# TMC Authorization



## MikeW (May 16, 2002)

I sub to The Movie Channel, yet the DoD channels says I need to call to order. Been that way for nearly a week. Any way to get this fixed? Is this an issue outside of CE that I can/should call in for?


----------



## bscolvin (Aug 19, 2007)

The same Thing is happening to me.


----------



## MartyS (Dec 29, 2006)

MikeW said:


> I sub to The Movie Channel, yet the DoD channels says I need to call to order. Been that way for nearly a week. Any way to get this fixed? Is this an issue outside of CE that I can/should call in for?


Hmmm.. it's working fine here... have you tried re-setting your services on the D* website?


----------



## DCSholtis (Aug 7, 2002)

Same thing here MikeW. Been that way for a least a week for me.


----------



## JACKIEGAGA (Dec 11, 2006)

MikeW said:


> I sub to The Movie Channel, yet the DoD channels says I need to call to order. Been that way for nearly a week. Any way to get this fixed? Is this an issue outside of CE that I can/should call in for?


I am in the same boat since they added it


----------



## MikeW (May 16, 2002)

MartyS said:


> Hmmm.. it's working fine here... have you tried re-setting your services on the D* website?


Tried a reset a few minutes ago, but it did not help. What package do you sub to ?


----------



## Orange Peel (Nov 25, 2006)

I sub to showtime and hbo (shows up as HBO + Showtime $22) on bill. No problem tuning TMC.

DOD won't let me download the TMC content. I have no issues downloading SHO content. I reset my service on the DirecTV site - but this did not resolve the issue.


----------



## veryoldschool (Dec 10, 2006)

Orange Peel said:


> I sub to showtime and hbo (shows up as HBO + Showtime $22) on bill. No problem tuning TMC.
> 
> DOD won't let me download the TMC content. I have no issues downloading SHO content. I reset my service on the DirecTV site - but this did not resolve the issue.

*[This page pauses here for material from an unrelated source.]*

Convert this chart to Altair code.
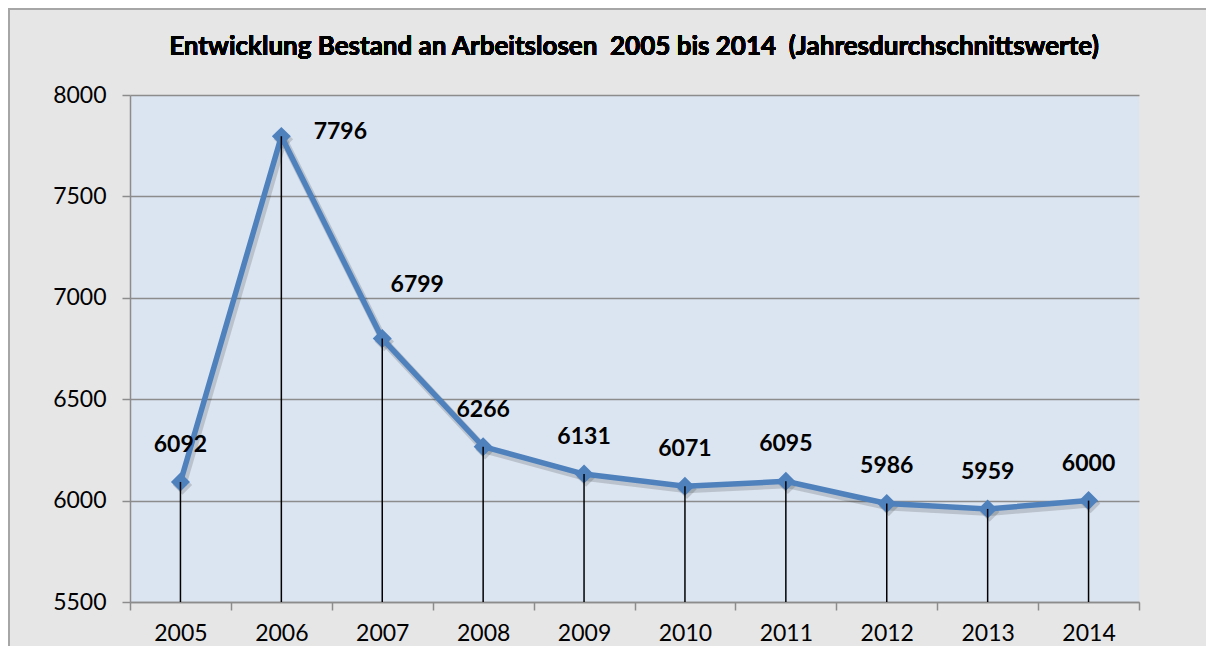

"Me too". I can't get it and yet I get TMC on 544. Resetting my service didn't change anything.


----------



## MikeW (May 16, 2002)

Interesting factoid...I can download from the "late night" selection. I'd gone through the first item on each list, and late night is the only one I'm authorized to see.


----------



## DCSholtis (Aug 7, 2002)

I see what you mean MikeW I can only download from Late Night selections as well. Weird!!


----------



## bakerfall (Aug 23, 2006)

This is really annoying. Was anyone able to get this to work successfully?


----------



## DCSholtis (Aug 7, 2002)

bakerfall said:


> This is really annoying. Was anyone able to get this to work successfully?


No


----------



## rkreitl (Aug 24, 2007)

Does anyone know if this is being worked on? Is it a software problem or a configuration problem?


----------



## jfulcher (Jun 5, 2007)

I'm in the same boat as the posters above. Premium subscirber so I get TMC and can't get TMC VOD content.


----------



## missparker10 (Feb 15, 2007)

Same thing here. No access to TMC DOD.


----------



## rkreitl (Aug 24, 2007)

I guess since it's in beta we shouldn't expect any answers.


----------



## waynebtx (Dec 24, 2006)

Try now looks like it been fixed


----------



## rdiedrich (Sep 11, 2007)

I have all the movie chans and I can download from TMC just fine. Just started downloading Blown Away.

Randy


----------



## missparker10 (Feb 15, 2007)

Glad access is back. Now, if only I can remember what it was I wanted to download. : )


----------